Beverly Guy-Sheftall

Power of Diversity lecture series to feature Beverly Guy-Sheftall, author and scholar of black feminism

Beverly Guy-Sheftall—a scholar of black feminism, author, and founding director of the Women’s Research and Resource Center at Spelman College in Atlanta—will discuss “Lessons from Charlottesville: Intersectionality 101” as part of the Power of Diversity lecture series at Case Western Reserve University.

Free and open to the public, Sheftall’s lecture will be held Monday, Oct. 9, at 4:30 p.m., in Tinkham Veale University Center, Ballroom C (11038 Bellflower Road) on the Case Western Reserve campus in Cleveland.

Sheftall, the Anna Julia Cooper Professor of Women’s Studies at Spelman College, previously taught graduate courses as a visiting professor at Emory University’s Institute for Women’s Studies.

A pioneer of black feminism in the 1960s, Sheftall took the helm of black feminist studies, raging against sentiments that positioned black feminism as obsolete once black women gained access to the labor force.
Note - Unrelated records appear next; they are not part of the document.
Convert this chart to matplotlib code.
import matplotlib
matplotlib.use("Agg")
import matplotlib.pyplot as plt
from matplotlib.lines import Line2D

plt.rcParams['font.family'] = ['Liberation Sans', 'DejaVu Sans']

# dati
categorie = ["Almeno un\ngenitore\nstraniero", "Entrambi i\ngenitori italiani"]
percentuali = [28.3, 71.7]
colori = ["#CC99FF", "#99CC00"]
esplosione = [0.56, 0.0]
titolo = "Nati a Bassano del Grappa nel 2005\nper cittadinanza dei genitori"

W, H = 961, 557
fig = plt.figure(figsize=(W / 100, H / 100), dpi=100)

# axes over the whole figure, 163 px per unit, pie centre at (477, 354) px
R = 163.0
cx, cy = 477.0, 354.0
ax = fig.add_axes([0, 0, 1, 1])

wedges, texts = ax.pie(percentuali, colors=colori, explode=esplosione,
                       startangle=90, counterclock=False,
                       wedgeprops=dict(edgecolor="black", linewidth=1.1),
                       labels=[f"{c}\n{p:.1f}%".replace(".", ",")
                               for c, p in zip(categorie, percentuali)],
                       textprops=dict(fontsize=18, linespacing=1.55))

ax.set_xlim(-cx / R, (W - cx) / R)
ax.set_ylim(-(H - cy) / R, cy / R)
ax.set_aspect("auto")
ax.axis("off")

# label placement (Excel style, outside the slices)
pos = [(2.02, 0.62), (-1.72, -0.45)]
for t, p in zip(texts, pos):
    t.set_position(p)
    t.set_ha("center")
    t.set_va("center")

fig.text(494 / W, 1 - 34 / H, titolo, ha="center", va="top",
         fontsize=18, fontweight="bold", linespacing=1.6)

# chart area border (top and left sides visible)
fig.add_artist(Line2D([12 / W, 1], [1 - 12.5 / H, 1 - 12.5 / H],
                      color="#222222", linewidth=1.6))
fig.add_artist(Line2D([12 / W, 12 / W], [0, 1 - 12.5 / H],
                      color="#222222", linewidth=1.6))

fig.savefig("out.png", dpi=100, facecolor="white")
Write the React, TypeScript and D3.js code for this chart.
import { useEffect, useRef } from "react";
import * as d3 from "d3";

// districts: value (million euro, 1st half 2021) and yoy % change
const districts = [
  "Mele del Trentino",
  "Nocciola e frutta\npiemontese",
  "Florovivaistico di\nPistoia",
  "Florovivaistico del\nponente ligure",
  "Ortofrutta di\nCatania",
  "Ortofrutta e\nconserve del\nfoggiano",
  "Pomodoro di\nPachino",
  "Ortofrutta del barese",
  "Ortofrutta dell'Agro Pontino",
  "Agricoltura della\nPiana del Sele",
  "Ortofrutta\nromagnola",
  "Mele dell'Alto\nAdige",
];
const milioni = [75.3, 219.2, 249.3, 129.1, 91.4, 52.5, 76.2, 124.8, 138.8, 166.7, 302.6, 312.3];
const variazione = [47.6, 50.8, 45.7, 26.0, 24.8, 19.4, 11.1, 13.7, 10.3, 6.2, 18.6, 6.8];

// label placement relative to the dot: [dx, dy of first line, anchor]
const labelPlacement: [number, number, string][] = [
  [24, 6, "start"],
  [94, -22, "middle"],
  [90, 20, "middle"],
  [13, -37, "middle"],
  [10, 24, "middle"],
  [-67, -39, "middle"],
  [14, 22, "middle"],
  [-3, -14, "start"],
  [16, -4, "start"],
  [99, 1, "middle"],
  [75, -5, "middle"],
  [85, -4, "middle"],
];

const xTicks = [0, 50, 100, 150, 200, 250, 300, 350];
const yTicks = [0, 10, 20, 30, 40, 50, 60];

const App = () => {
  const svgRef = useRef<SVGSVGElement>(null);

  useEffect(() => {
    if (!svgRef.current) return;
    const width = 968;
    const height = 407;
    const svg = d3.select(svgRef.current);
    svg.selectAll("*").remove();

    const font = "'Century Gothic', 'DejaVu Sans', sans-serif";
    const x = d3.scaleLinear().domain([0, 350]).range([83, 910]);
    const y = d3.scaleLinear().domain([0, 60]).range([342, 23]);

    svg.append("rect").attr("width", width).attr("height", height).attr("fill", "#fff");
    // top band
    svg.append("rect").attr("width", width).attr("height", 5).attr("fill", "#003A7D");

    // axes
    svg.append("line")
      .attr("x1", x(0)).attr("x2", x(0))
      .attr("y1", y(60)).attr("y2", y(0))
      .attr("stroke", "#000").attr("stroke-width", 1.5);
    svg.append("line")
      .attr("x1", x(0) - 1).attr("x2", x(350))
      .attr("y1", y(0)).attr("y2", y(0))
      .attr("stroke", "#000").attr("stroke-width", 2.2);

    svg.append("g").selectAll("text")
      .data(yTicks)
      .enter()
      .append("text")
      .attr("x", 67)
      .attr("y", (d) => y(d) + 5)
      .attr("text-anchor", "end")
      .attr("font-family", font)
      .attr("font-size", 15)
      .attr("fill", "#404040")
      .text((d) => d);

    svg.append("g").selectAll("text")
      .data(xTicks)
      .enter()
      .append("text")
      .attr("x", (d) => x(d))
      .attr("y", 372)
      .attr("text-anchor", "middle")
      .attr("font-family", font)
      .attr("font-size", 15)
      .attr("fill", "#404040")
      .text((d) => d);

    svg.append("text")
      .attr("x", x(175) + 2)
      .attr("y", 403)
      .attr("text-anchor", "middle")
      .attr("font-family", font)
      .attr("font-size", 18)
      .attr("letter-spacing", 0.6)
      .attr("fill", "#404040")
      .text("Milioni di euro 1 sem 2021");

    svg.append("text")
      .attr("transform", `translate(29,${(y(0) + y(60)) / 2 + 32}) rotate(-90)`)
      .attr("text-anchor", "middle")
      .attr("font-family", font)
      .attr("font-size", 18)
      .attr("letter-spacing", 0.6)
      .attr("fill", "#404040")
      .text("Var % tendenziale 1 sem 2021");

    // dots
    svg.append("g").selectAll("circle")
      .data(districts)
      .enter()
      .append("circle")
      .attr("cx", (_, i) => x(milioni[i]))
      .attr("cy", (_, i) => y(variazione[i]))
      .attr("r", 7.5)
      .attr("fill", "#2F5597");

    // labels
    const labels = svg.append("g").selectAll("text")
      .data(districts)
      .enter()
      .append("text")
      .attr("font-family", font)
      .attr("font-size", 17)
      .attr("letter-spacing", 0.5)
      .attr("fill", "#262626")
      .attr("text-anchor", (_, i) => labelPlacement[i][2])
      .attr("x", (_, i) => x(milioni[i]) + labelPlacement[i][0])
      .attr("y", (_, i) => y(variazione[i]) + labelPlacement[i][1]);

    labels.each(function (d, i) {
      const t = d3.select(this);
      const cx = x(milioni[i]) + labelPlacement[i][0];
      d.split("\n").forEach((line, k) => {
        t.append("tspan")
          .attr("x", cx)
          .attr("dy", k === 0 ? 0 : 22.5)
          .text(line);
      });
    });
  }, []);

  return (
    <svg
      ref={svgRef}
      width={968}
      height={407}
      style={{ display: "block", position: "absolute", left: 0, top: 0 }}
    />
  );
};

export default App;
She has continued to work tirelessly to institute black feminist studies as a legitimate discipline.

Sheftall has published several articles and books on African-American and women’s studies; she co-edited the first anthology on Black women’s literature, Sturdy Black Bridges: Visions of Black Women in Literature (1980), and co-edited Words of Fire: An Anthology of African-American Feminist Thought (1995).
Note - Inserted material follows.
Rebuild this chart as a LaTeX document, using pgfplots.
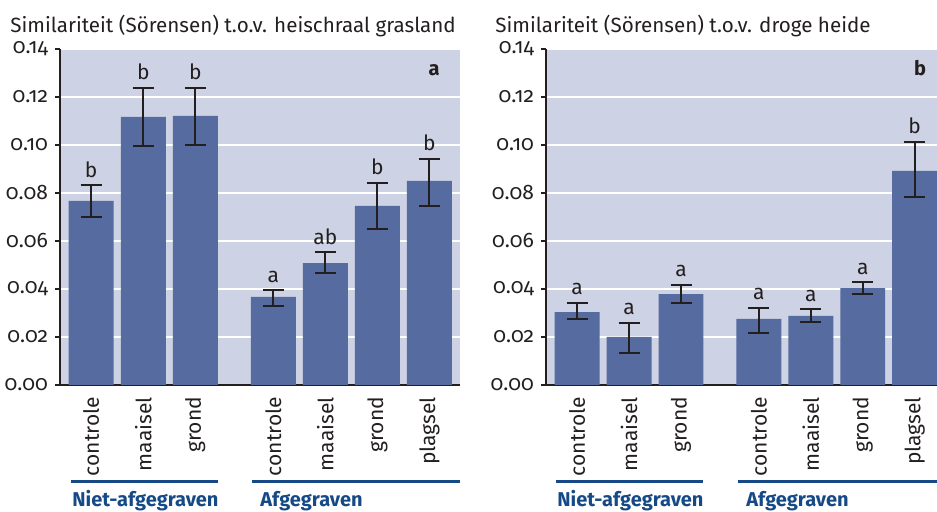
\documentclass[border=0pt]{standalone}
\usepackage{fontspec}
\setmainfont{Fira Sans}[Numbers=OldStyle]
\usepackage{pgfplots}
\pgfplotsset{compat=1.18}
\usepackage{pgfplotstable}
\definecolor{barblue}{RGB}{86,107,159}
\definecolor{bgblue}{RGB}{205,210,228}
\definecolor{grpblue}{RGB}{22,74,135}
\definecolor{ink}{RGB}{35,31,32}

\pgfplotstableread{
x y ep em lab
0 0.0767 0.0066 0.0068 b
1 0.1117 0.0122 0.0123 b
2 0.1121 0.0117 0.0121 b
3.5 0.0367 0.0028 0.0039 a
4.5 0.0508 0.0046 0.0043 ab
5.5 0.0746 0.0097 0.0097 b
6.5 0.0850 0.0092 0.0104 b
}\leftdata

\pgfplotstableread{
x y ep em lab
0 0.0304 0.0038 0.0029 a
1 0.0200 0.0060 0.0068 a
2 0.0379 0.0039 0.0036 a
3.5 0.0275 0.0047 0.0057 a
4.5 0.0288 0.0027 0.0027 a
5.5 0.0404 0.0025 0.0024 a
6.5 0.0892 0.0122 0.0109 b
}\rightdata

\pgfplotsset{panel/.style={
  anchor=south west,
  scale only axis, height=168pt, ymin=0, ymax=0.14, xmin=-0.6,
  axis x line*=bottom, axis y line*=left,
  axis line style={ink, line width=1pt},
  axis background/.style={fill=bgblue},
  ytick={0,0.02,0.04,0.06,0.08,0.10,0.12,0.14},
  ymajorgrids, grid style={white, line width=1pt},
  scaled y ticks=false,
  yticklabel style={/pgf/number format/.cd, fixed, fixed zerofill, precision=2, assume math mode=true},
  tick label style={font=\fontsize{10.5}{12}\selectfont, text=ink},
  y tick style={ink, line width=0.8pt}, tick align=outside, major tick length=2.5pt,
  xtick={0,1,2,3.5,4.5,5.5,6.5},
  xticklabels={controle,maaisel,grond,controle,maaisel,grond,plagsel},
  x tick style={draw=none},
  x tick label style={rotate=90, anchor=east},
  clip=false,
}}

\begin{document}
\begin{tikzpicture}
\useasboundingbox (0,0) rectangle (468.5pt,256pt);

\begin{axis}[panel, at={(30pt,63.5pt)}, width=200pt, xmax=7.087]
\addplot[ybar, bar width=0.865, fill=barblue, draw=none,
  error bars/.cd, y dir=both, y explicit,
  error bar style={ink, line width=1pt},
  error mark options={ink, rotate=90, mark size=5.25pt, line width=1pt}]
  table[x=x, y=y, y error plus=ep, y error minus=em]{\leftdata};
\addplot[draw=none, nodes near coords, point meta=explicit symbolic,
  every node near coord/.style={anchor=base, yshift=4pt, font=\fontsize{10.5}{12}\selectfont, text=ink}]
  table[x=x, y expr=\thisrow{y}+\thisrow{ep}, meta=lab]{\leftdata};
\end{axis}

\begin{axis}[panel, at={(273pt,63.5pt)}, width=195.5pt, xmax=6.93]
\addplot[ybar, bar width=0.865, fill=barblue, draw=none,
  error bars/.cd, y dir=both, y explicit,
  error bar style={ink, line width=1pt},
  error mark options={ink, rotate=90, mark size=5.25pt, line width=1pt}]
  table[x=x, y=y, y error plus=ep, y error minus=em]{\rightdata};
\addplot[draw=none, nodes near coords, point meta=explicit symbolic,
  every node near coord/.style={anchor=base, yshift=4pt, font=\fontsize{10.5}{12}\selectfont, text=ink}]
  table[x=x, y expr=\thisrow{y}+\thisrow{ep}, meta=lab]{\rightdata};
\end{axis}

% titles
\node[anchor=base west, inner sep=0pt, text=ink, font=\fontsize{10.3}{12}\selectfont] at (5pt,239.5pt) {Similariteit (Sörensen) t.o.v. heischraal grasland};
\node[anchor=base west, inner sep=0pt, text=ink, font=\fontsize{10.3}{12}\selectfont] at (247.5pt,239.5pt) {Similariteit (Sörensen) t.o.v. droge heide};
% panel letters
\node[anchor=base, inner sep=0pt, text=ink, font=\bfseries\fontsize{10}{12}\selectfont] at (217pt,218pt) {a};
\node[anchor=base, inner sep=0pt, text=ink, font=\bfseries\fontsize{10}{12}\selectfont] at (460pt,218pt) {b};
% group lines and labels
\draw[grpblue, line width=1.5pt] (35.5pt,15pt) -- (109pt,15pt);
\draw[grpblue, line width=1.5pt] (126pt,15pt) -- (230pt,15pt);
\draw[grpblue, line width=1.5pt] (278pt,15pt) -- (351.5pt,15pt);
\draw[grpblue, line width=1.5pt] (369pt,15pt) -- (468.5pt,15pt);
\node[anchor=base west, inner sep=0pt, text=grpblue, font=\bfseries\fontsize{10}{12}\selectfont] at (36pt,2.5pt) {Niet-afgegraven};
\node[anchor=base west, inner sep=0pt, text=grpblue, font=\bfseries\fontsize{10}{12}\selectfont] at (130pt,2.5pt) {Afgegraven};
\node[anchor=base west, inner sep=0pt, text=grpblue, font=\bfseries\fontsize{10}{12}\selectfont] at (278.5pt,2.5pt) {Niet-afgegraven};
\node[anchor=base west, inner sep=0pt, text=grpblue, font=\bfseries\fontsize{10}{12}\selectfont] at (373pt,2.5pt) {Afgegraven};
\end{tikzpicture}
\end{document}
In addition, she co-wrote Gender Talk: The Struggle for Women’s Equality in African American Communities (2003) with former Spelman President Johnnetta Cole. Her most recent publication is an anthology that she co-edited with Cole, titled Who Should Be First: Feminists Speak Out on the 2008 Presidential Campaign (2010).

Sheftall is also past president of the National Women’s Studies Association and was recently elected to the American Academy of Arts and Sciences.

Marilyn Sanders Mobley“We are indeed fortunate to have a scholar of Dr. Sheftall’s caliber coming to our campus who can read and discuss a complex topic like the recent incidents in Charlottesville through the lens of intersectionality informed by her years of research, teaching and activism,” said Marilyn Sanders Mobley, vice president of Case Western Reserve’s Office for Inclusion, Diversity and Equal Opportunity (OIDEO). “We look forward to the dialogue we expect her lecture to stimulate about race, ethnicity, politics, gender, sexuality, class and other dimensions of society.”

The OIDEO sponsors the lecture series to inspire campus dialogue, community engagement, civic education and learning about the national significance of diversity and inclusion. The annual series is presented in the fall and spring semesters.